Meta already has a shameful track record of censoring content critical of the Chinese regime while amplifying narratives favourable to it. The company's leadership has repeatedly bent the knee to Beijing, from suppressing Hong Kong protest information to slow-walking Taiwan-related content. Creating physical and cultural enclaves inside Meta only deepens this capture.
This is the same company that aggressively censors "misinformation" in the West, while turning a blind eye to CCP influence at home. The hypocrisy is glaring: Meta lectures Americans about democracy and "hate speech" while importing authoritarian enclaves into its own headquarters!

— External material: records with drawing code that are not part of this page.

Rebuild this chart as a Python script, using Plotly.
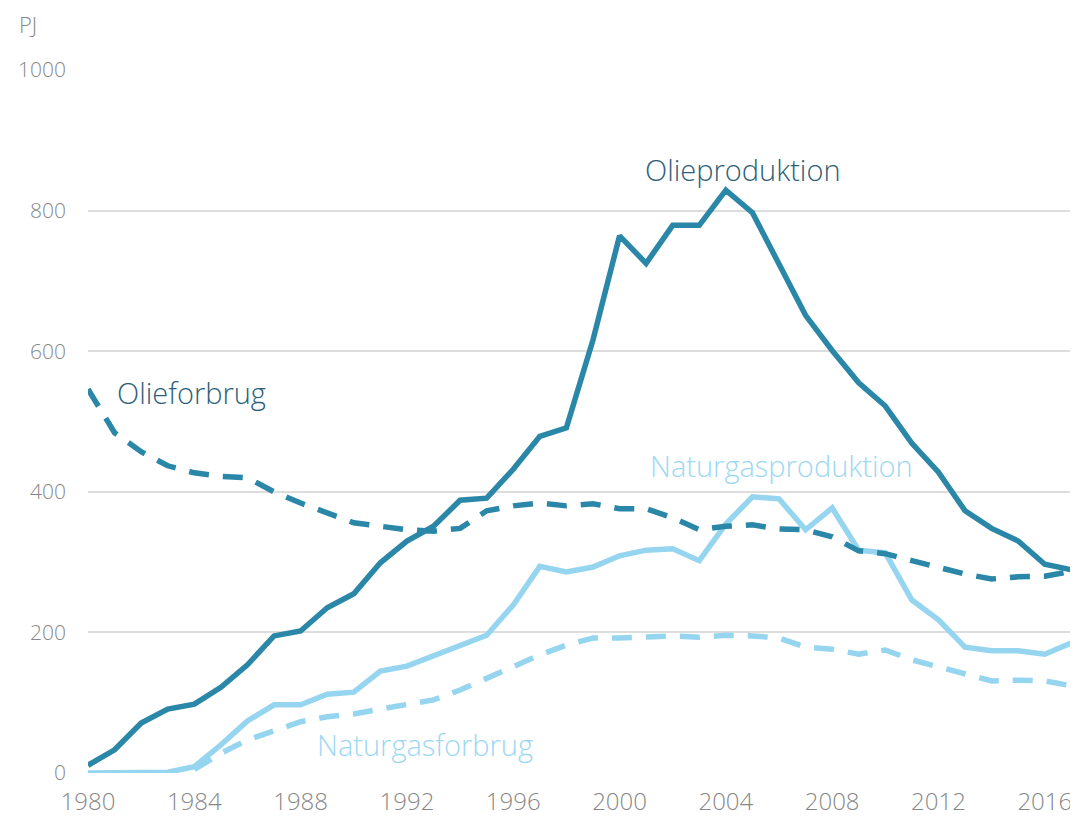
import plotly.graph_objects as go

years = list(range(1980, 2018))

olieproduktion = [11, 33, 71, 91, 98, 122, 154, 195, 202, 235, 255, 299, 330, 351, 388, 391,
                  432, 479, 491, 616, 764, 725, 779, 779, 829, 797, 724, 651, 601, 555, 522, 469,
                  428, 373, 348, 330, 297, 289]
olieforbrug = [546, 484, 457, 437, 427, 422, 420, 400, 384, 371, 356, 351, 346, 344, 348, 373,
               380, 384, 380, 383, 376, 376, 363, 346, 351, 353, 347, 346, 336, 316, 312, 302,
               292, 283, 276, 279, 280, 287]
naturgasproduktion = [0, 0, 0, 1, 9, 40, 74, 97, 97, 112, 115, 145, 152, 166, 181, 196,
                      239, 294, 286, 293, 309, 317, 319, 302, 354, 393, 390, 346, 377, 317, 313, 246,
                      218, 179, 174, 174, 169, 185]
naturgasforbrug = [None, None, None, None, 5, 28, 47, 61, 73, 80, 84, 91, 97, 104, 118, 135,
                   151, 168, 182, 192, 192, 193, 195, 193, 196, 195, 192, 179, 176, 169, 175, 161,
                   151, 142, 131, 132, 131, 124]

x_ticks = list(range(1980, 2017, 4))
y_ticks = [0, 200, 400, 600, 800, 1000]

DARK = "#2a87a8"
LIGHT = "#95d5f0"
DARK_TXT = "#2d5f78"
LIGHT_TXT = "#9dd8f2"
FONT = "Open Sans"

fig = go.Figure()
fig.add_trace(go.Scatter(x=years, y=naturgasforbrug, mode="lines",
                         line=dict(color=LIGHT, width=5.5, dash="20px,14px")))
fig.add_trace(go.Scatter(x=years, y=naturgasproduktion, mode="lines",
                         line=dict(color=LIGHT, width=5.5)))
fig.add_trace(go.Scatter(x=years, y=olieforbrug, mode="lines",
                         line=dict(color=DARK, width=5.5, dash="20px,14px")))
fig.add_trace(go.Scatter(x=years, y=olieproduktion, mode="lines",
                         line=dict(color=DARK, width=5.5)))

labels = [
    ("Olieproduktion", 2004.64, 858, DARK_TXT),
    ("Olieforbrug", 1983.91, 541, DARK_TXT),
    ("Naturgasproduktion", 2006.1, 437, LIGHT_TXT),
    ("Naturgasforbrug", 1992.68, 40, LIGHT_TXT),
]
for text, x, y, c in labels:
    fig.add_annotation(x=x, y=y, text=text, showarrow=False,
                       font=dict(family=FONT, size=29, color=c, weight=300),
                       xanchor="center", yanchor="middle")

fig.add_annotation(xref="paper", yref="paper", x=-0.072, y=1.066, text="PJ",
                   showarrow=False, xanchor="left", yanchor="middle",
                   font=dict(family=FONT, size=22, color="#888888", weight=300))

fig.update_layout(
    width=1078, height=822,
    margin=dict(l=80, r=12, t=62, b=57),
    plot_bgcolor="white", paper_bgcolor="white",
    showlegend=False,
    font=dict(family=FONT, color="#888888"),
)
fig.update_xaxes(range=[1980, 2017.1], tickvals=x_ticks, ticktext=[str(v) for v in x_ticks],
                 showgrid=False, zeroline=False, showline=False, automargin=False,
                 tickfont=dict(family=FONT, size=24, color="#888888", weight=300),
                 ticks="", ticklabelstandoff=12)
fig.update_yaxes(range=[0, 1000], tickvals=y_ticks, ticktext=[str(v) for v in y_ticks],
                 showgrid=True, gridcolor="#dddddd", gridwidth=2, zeroline=False,
                 showline=False, ticks="", automargin=False,
                 tickfont=dict(family=FONT, size=21, color="#888888", weight=300),
                 ticklabelstandoff=21)

fig.write_html("out.html")
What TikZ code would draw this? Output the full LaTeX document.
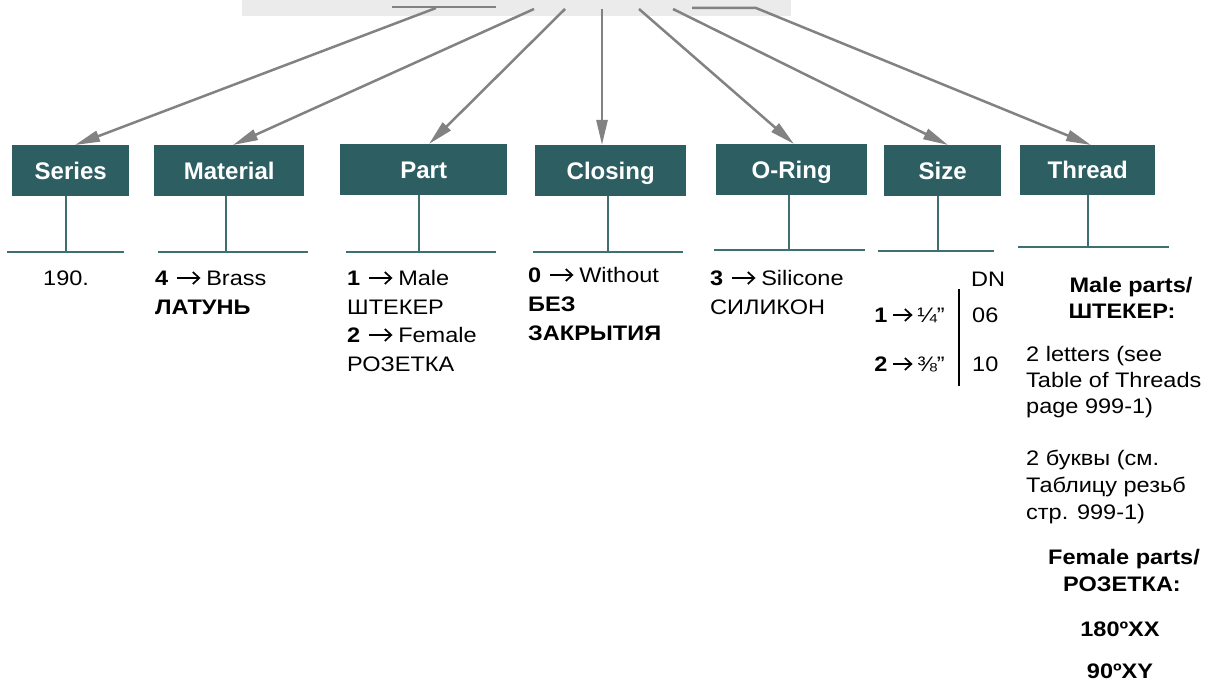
\documentclass[tikz,border=0pt]{standalone}
\usepackage{fontspec}
\setmainfont{Liberation Sans}
\newfontfamily\bodyf[FakeStretch=1.12]{Liberation Sans}
\usetikzlibrary{arrows.meta,calc}
\definecolor{boxteal}{RGB}{45,95,98}
\definecolor{stemteal}{RGB}{62,112,114}
\definecolor{arrgray}{RGB}{130,130,130}
\definecolor{bandgray}{RGB}{235,235,235}
% #1 gap before, #2 arrow length, #3 gap after
\newcommand{\chevarrow}[3]{\tikz[baseline=0pt, x=1pt, y=1pt]{%
  \useasboundingbox (0,0) rectangle ({#1+#2+#3},14);
  \draw[black, line width=1.7pt, line cap=butt] (#1,7) -- ({#1+#2-0.5},7);
  \draw[black, line width=1.7pt, line cap=butt, line join=miter] ({#1+#2-6.5},13) -- ({#1+#2},7) -- ({#1+#2-6.5},1);}}
\newcommand{\bigarr}{\chevarrow{9}{22}{7}}
\newcommand{\smallarr}{\chevarrow{6}{18}{6}}
\begin{document}
\begin{tikzpicture}[x=1pt,y=-1pt,
  box/.style={fill=boxteal, text=white, font=\fontsize{24}{28}\selectfont\bfseries, anchor=north west, inner sep=0pt, minimum height=51pt, text height=17pt, text depth=0pt},
  stemline/.style={draw=stemteal, line width=2.2pt},
  feed/.style={draw=arrgray, line width=2.5pt, -{Triangle[length=25pt,width=11pt]}},
  plainfeed/.style={draw=arrgray, line width=2.5pt},
  txt/.style={anchor=base west, inner sep=0pt, font=\bodyf\fontsize{21}{25}\selectfont},
  rtxt/.style={anchor=base east, inner sep=0pt, font=\bodyf\fontsize{21}{25}\selectfont},
  ctxt/.style={anchor=base, inner sep=0pt, font=\bodyf\fontsize{21}{25}\selectfont\bfseries},
]
\useasboundingbox (0,0) rectangle (1211,682);
% top band
\fill[bandgray] (242,0) rectangle (791,16);

% boxes
\node[box, minimum width=117pt] (series) at (12,145) {Series};
\node[box, minimum width=150pt] (material) at (154,145) {Material};
\node[box, minimum width=167pt] (part) at (340,144) {Part};
\node[box, minimum width=151pt] (closing) at (535,145) {Closing};
\node[box, minimum width=151pt] (oring) at (716,144) {O-Ring};
\node[box, minimum width=117pt] (size) at (884,145) {Size};
\node[box, minimum width=135pt, minimum height=50pt] (thread) at (1020,145) {Thread};

% arrow starts
\coordinate (l1) at (392,7);
\coordinate (l2) at (496,7);
\coordinate (a1) at (436,8);
\coordinate (a2) at (534,9);
\coordinate (a3) at (565,9);
\coordinate (a4) at (602,9);
\coordinate (a5) at (639,9);
\coordinate (a6) at (673,9);
\coordinate (a7s) at (692,8);
\coordinate (a7) at (756,8);
% arrow tip columns
\coordinate (x1) at (75,0);
\coordinate (x2) at (233,0);
\coordinate (x3) at (429,0);
\coordinate (x4) at (602,0);
\coordinate (x5) at (794,0);
\coordinate (x6) at (948,0);
\coordinate (x7) at (1091,0);

\draw[plainfeed] (l1) -- (l2);
\draw[feed] (a1) -- (series.north -| x1);
\draw[feed] (a2) -- (material.north -| x2);
\draw[feed] (a3) -- (part.north -| x3);
\draw[feed] (a4) -- (closing.north -| x4);
\draw[feed] (a5) -- (oring.north -| x5);
\draw[feed] (a6) -- (size.north -| x6);
\draw[feed] (a7s) -- (a7) -- (thread.north -| x7);

% stems and bars
\coordinate (b1) at (66,252);
\coordinate (b2) at (226,252);
\coordinate (b3) at (419,252);
\coordinate (b4) at (608,252);
\coordinate (b5) at (789,250);
\coordinate (b6) at (938,251);
\coordinate (b7) at (1088,247);
\draw[stemline] (series.south -| b1) -- (b1);
\draw[stemline] (material.south -| b2) -- (b2);
\draw[stemline] (part.south -| b3) -- (b3);
\draw[stemline] (closing.south -| b4) -- (b4);
\draw[stemline] (oring.south -| b5) -- (b5);
\draw[stemline] (size.south -| b6) -- (b6);
\draw[stemline] (thread.south -| b7) -- (b7);
\draw[stemline] (7,252) -- (124,252);
\draw[stemline] (158,252) -- (308,252);
\draw[stemline] (346,252) -- (496,252);
\draw[stemline] (533,252) -- (683,252);
\draw[stemline] (714,250) -- (865,250);
\draw[stemline] (878,251) -- (994,251);
\draw[stemline] (1018,247) -- (1169,247);

% Series
\node[txt] (s1) at (43,285) {190.};
% Material
\node[txt] (m1) at (155,285) {\textbf{4}\bigarr Brass};
\node[txt] (m2) at (155,314) {\textbf{ЛАТУНЬ}};
% Part
\node[txt] (p1) at (347,285) {\textbf{1}\bigarr Male};
\node[txt] (p2) at (347,314) {ШТЕКЕР};
\node[txt] (p3) at (347,342) {\textbf{2}\bigarr Female};
\node[txt] (p4) at (347,371) {РОЗЕТКА};
% Closing
\node[txt] (c1) at (528,282) {\textbf{0}\bigarr Without};
\node[txt] (c2) at (528,311) {\textbf{БЕЗ}};
\node[txt] (c3) at (528,340) {\textbf{ЗАКРЫТИЯ}};
% O-Ring
\node[txt] (o1) at (710,285) {\textbf{3}\bigarr Silicone};
\node[txt] (o2) at (710,314) {СИЛИКОН};
% Size
\node[txt] (dn) at (971,286) {DN};
\node[rtxt] (z1) at (945,322) {\textbf{1}\smallarr ¼”};
\node[rtxt] (z2) at (945,371) {\textbf{2}\smallarr ⅜”};
\node[txt] (d1) at (972,322) {06};
\node[txt] (d2) at (972,371) {10};
\coordinate (bart) at (959,289);
\coordinate (barb) at (959,386);
\draw[black, line width=2pt] (bart) -- (barb);
% Thread
\node[ctxt] (t1) at (1131,292) {Male parts/};
\node[ctxt] (t2) at (1122,318) {ШТЕКЕР:};
\node[txt] (t3) at (1026,361) {2 letters (see};
\node[txt] (t4) at (1026,387) {Table of Threads};
\node[txt] (t5) at (1026,413) {page 999-1)};
\node[txt] (t6) at (1026,465) {2 буквы (см.};
\node[txt] (t7) at (1026,492) {Таблицу резьб};
\node[txt] (t8) at (1026,519) {стр. 999-1)};
\node[ctxt] (t9) at (1124,564) {Female parts/};
\node[ctxt] (t10) at (1122,591) {РОЗЕТКА:};
\node[ctxt] (t11) at (1120,636) {180ºXX};
\node[ctxt] (t12) at (1120,678) {90ºXY};
\end{tikzpicture}
\end{document}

Australia should pay close attention. Our own universities, research institutions, and critical minerals sector are heavily penetrated by Chinese interests. If even Meta, a core pillar of the Western digital public square, is allowing this level of ethnic and cultural balkanisation, it signals how far the CCP's long march through Western institutions has advanced.
Big Tech's obsession with cheap global talent and short-term profits is undermining national security and cultural cohesion. When companies prioritise loyalty to foreign regimes over loyalty to their host nations, they become vectors for subversion rather than engines of innovation.
The solution is simple but politically difficult: rigorous vetting of foreign talent in sensitive sectors, strict limits on CCP-linked individuals in strategic positions, and a cultural recommitment to national sovereignty over corporate globalism. America and Australia cannot afford to let their most powerful technology companies become de facto extensions of the Chinese Communist Party.
Meta going Chinese is not harmless multiculturalism. It is a strategic vulnerability dressed up as diversity. The West ignores this trend at its peril.